::: Dataset content
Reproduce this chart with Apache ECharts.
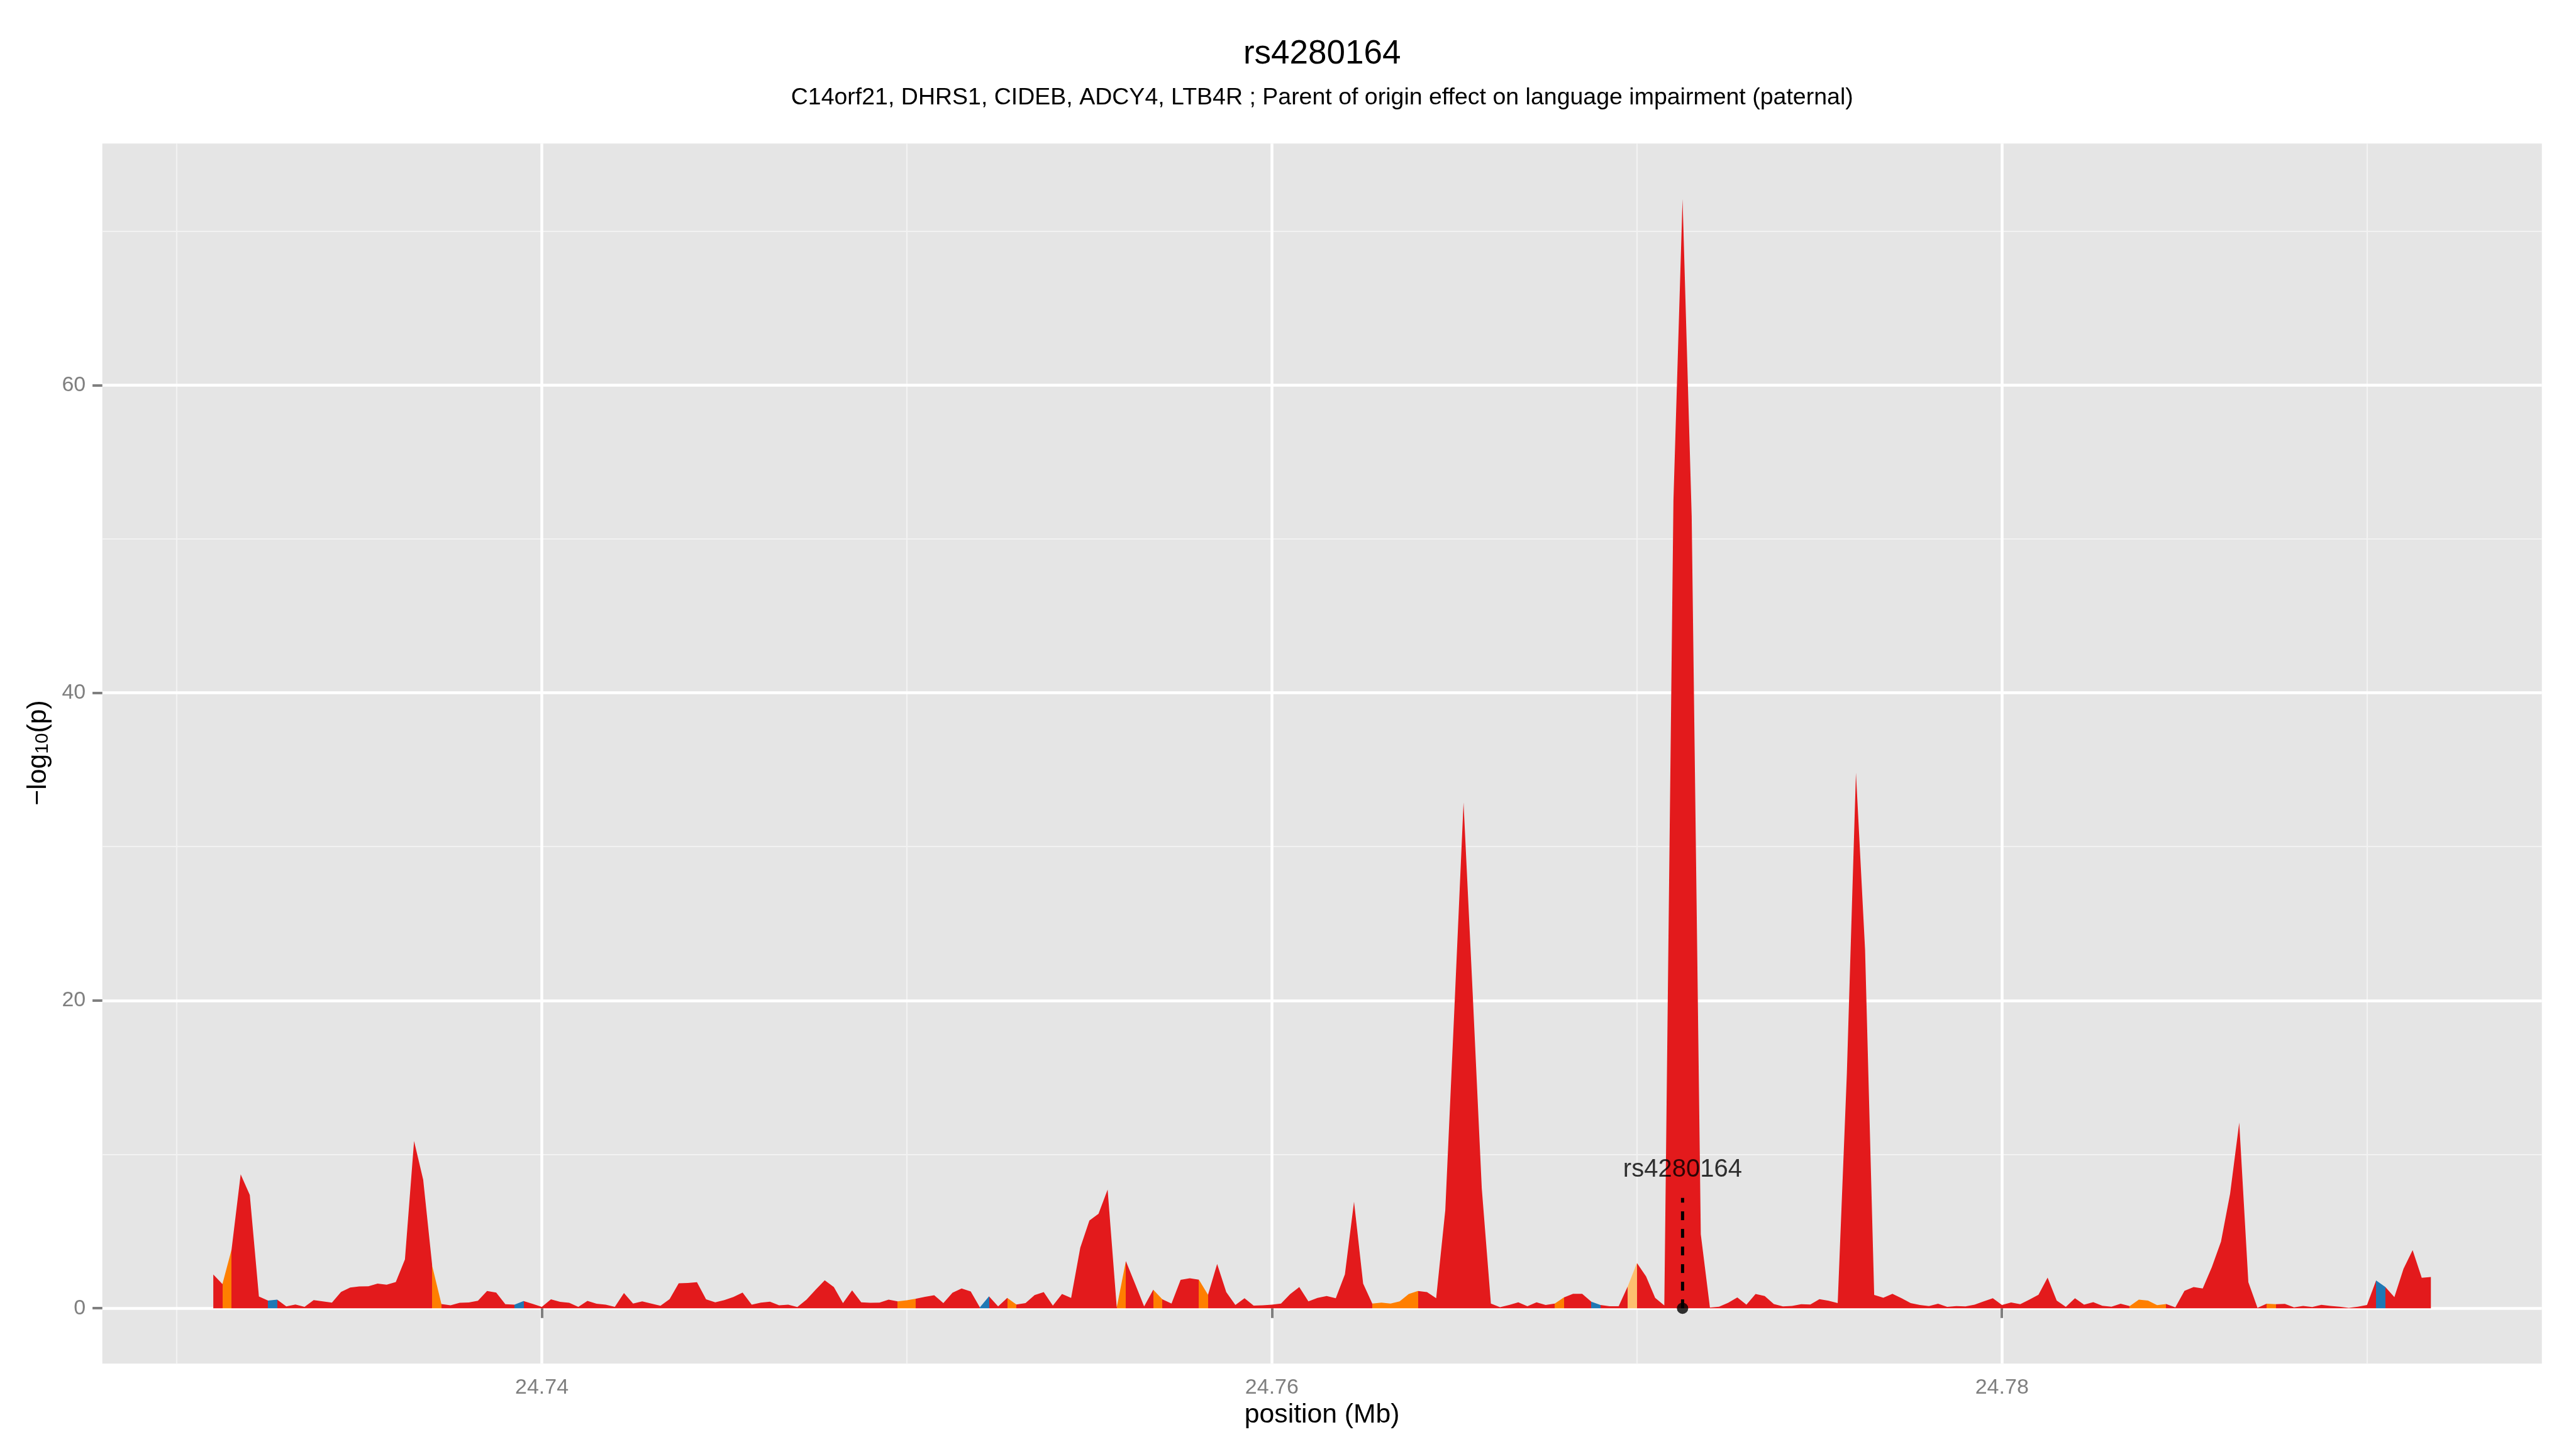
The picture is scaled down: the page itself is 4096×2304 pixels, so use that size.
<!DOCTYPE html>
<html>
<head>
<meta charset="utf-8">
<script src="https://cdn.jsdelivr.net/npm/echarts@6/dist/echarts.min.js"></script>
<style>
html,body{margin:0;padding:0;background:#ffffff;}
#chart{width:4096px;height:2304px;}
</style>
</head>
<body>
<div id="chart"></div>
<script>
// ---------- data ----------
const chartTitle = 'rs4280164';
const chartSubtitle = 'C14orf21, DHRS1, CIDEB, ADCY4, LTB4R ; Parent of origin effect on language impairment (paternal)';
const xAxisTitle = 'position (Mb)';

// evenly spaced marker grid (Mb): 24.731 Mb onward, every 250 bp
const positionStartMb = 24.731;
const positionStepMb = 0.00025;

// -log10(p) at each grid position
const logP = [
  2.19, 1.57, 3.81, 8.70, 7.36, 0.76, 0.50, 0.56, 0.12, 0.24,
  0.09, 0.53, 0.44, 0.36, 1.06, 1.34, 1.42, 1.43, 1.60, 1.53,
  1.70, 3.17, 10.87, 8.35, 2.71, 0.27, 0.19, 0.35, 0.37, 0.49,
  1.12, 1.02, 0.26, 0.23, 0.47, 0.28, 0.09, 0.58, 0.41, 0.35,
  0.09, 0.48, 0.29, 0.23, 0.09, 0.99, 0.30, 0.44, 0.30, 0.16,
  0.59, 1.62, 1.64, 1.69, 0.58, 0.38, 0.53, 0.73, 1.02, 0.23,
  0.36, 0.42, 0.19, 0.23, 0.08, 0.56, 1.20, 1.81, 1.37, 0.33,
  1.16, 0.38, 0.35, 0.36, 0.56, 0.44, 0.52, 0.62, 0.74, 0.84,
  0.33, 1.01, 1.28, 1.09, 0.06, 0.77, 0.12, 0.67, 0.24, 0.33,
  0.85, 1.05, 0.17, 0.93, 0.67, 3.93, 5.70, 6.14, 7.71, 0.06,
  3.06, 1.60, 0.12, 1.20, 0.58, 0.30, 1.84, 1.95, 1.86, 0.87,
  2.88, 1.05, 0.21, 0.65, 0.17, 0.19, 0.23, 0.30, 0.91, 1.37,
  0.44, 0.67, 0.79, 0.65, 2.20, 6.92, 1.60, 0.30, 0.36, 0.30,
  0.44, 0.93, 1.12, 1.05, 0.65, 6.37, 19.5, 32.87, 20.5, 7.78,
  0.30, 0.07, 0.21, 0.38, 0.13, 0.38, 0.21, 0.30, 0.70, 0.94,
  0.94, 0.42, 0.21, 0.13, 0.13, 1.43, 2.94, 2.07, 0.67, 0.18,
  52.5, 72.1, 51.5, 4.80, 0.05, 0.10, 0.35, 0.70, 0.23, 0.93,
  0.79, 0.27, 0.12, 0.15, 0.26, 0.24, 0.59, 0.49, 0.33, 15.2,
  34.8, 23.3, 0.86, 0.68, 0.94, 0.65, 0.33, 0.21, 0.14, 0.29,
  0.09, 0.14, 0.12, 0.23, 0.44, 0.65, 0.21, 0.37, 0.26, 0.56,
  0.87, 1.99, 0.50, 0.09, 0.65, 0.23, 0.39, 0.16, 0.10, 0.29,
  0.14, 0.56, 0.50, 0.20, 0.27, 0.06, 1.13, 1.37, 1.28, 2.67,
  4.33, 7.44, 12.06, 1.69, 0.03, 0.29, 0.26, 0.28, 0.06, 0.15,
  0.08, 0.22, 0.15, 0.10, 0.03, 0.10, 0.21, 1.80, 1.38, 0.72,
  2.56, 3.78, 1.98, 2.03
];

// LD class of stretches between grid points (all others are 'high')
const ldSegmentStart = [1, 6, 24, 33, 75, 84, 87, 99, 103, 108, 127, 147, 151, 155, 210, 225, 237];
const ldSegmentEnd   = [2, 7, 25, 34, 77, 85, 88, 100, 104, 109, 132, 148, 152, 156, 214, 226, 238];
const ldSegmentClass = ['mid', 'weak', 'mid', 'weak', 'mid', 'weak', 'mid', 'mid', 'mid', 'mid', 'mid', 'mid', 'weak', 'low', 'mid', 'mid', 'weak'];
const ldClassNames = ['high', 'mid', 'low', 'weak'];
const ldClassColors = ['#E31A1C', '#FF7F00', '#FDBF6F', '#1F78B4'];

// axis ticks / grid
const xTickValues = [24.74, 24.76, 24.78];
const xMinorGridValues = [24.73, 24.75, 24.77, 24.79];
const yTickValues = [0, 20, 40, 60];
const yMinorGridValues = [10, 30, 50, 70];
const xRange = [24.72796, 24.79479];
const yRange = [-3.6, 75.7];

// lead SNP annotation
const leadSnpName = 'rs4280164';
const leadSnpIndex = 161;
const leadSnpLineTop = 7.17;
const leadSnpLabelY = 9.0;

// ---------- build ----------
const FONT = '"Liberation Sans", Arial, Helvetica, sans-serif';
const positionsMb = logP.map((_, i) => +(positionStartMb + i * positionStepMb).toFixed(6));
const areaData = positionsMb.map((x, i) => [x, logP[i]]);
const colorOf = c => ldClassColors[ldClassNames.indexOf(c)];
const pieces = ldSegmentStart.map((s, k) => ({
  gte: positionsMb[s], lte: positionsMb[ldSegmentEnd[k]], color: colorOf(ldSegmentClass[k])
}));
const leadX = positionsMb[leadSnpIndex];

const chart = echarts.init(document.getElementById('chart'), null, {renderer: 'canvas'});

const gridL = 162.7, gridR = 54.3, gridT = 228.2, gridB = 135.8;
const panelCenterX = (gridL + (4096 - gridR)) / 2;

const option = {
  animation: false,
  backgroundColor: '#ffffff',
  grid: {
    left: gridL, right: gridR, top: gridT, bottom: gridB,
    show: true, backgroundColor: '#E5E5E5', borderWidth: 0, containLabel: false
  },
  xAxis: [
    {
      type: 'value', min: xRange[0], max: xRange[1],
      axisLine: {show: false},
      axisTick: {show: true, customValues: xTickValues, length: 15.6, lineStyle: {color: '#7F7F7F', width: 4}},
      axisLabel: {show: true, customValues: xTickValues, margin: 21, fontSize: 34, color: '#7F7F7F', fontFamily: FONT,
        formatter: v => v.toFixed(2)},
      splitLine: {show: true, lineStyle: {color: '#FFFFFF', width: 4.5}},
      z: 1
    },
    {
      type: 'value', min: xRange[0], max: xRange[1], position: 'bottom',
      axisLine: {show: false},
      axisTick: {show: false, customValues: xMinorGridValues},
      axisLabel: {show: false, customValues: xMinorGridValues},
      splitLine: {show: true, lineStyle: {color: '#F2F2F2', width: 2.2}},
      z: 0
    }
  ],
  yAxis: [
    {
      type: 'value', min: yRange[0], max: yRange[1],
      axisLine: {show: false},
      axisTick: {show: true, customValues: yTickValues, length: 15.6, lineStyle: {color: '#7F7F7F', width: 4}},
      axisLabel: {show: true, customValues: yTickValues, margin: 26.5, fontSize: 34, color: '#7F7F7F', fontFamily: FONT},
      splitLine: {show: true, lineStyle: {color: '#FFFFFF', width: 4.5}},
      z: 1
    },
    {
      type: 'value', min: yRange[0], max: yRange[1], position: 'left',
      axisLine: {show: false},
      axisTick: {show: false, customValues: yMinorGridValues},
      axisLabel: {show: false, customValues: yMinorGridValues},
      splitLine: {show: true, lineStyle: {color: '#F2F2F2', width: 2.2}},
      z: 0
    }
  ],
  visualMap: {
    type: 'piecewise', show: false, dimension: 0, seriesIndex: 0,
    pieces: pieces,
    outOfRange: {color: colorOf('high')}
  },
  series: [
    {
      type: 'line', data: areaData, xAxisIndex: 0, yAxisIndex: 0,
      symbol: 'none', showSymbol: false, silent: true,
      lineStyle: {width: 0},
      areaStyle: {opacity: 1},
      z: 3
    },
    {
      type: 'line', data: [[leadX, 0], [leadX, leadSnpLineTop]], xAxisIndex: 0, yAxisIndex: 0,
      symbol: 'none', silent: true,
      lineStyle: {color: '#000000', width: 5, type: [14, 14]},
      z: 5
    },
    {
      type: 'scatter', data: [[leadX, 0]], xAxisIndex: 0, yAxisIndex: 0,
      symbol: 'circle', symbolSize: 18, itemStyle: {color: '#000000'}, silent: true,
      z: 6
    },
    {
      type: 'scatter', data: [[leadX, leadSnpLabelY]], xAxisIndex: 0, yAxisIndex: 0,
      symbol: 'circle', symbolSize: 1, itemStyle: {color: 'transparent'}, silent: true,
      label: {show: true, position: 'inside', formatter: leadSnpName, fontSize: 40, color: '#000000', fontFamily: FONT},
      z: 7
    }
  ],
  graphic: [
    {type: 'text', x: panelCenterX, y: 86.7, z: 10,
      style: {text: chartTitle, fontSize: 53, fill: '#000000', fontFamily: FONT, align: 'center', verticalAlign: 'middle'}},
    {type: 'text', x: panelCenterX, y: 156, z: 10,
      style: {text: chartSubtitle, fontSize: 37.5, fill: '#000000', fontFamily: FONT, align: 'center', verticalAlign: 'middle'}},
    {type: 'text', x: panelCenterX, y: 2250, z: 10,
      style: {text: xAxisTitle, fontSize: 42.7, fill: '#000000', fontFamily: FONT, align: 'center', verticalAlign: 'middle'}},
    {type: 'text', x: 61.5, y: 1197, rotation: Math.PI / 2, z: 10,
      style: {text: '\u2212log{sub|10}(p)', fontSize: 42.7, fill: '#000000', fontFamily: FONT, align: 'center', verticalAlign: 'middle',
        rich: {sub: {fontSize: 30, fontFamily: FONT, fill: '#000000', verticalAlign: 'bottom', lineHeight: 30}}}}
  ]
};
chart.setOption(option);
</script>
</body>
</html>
::::::
--- Description of the task ---
With all pictures left out, please transcribe exactly the lines from the start of the material through the line with "const positionStepMb = 0.00025;".

--- Response to this task ---
Reproduce this chart with Apache ECharts.
The picture is scaled down: the page itself is 4096×2304 pixels, so use that size.
<!DOCTYPE html>
<html>
<head>
<meta charset="utf-8">
<script src="https://cdn.jsdelivr.net/npm/echarts@6/dist/echarts.min.js"></script>
<style>
html,body{margin:0;padding:0;background:#ffffff;}
#chart{width:4096px;height:2304px;}
</style>
</head>
<body>
<div id="chart"></div>
<script>
// ---------- data ----------
const chartTitle = 'rs4280164';
const chartSubtitle = 'C14orf21, DHRS1, CIDEB, ADCY4, LTB4R ; Parent of origin effect on language impairment (paternal)';
const xAxisTitle = 'position (Mb)';

// evenly spaced marker grid (Mb): 24.731 Mb onward, every 250 bp
const positionStartMb = 24.731;
const positionStepMb = 0.00025;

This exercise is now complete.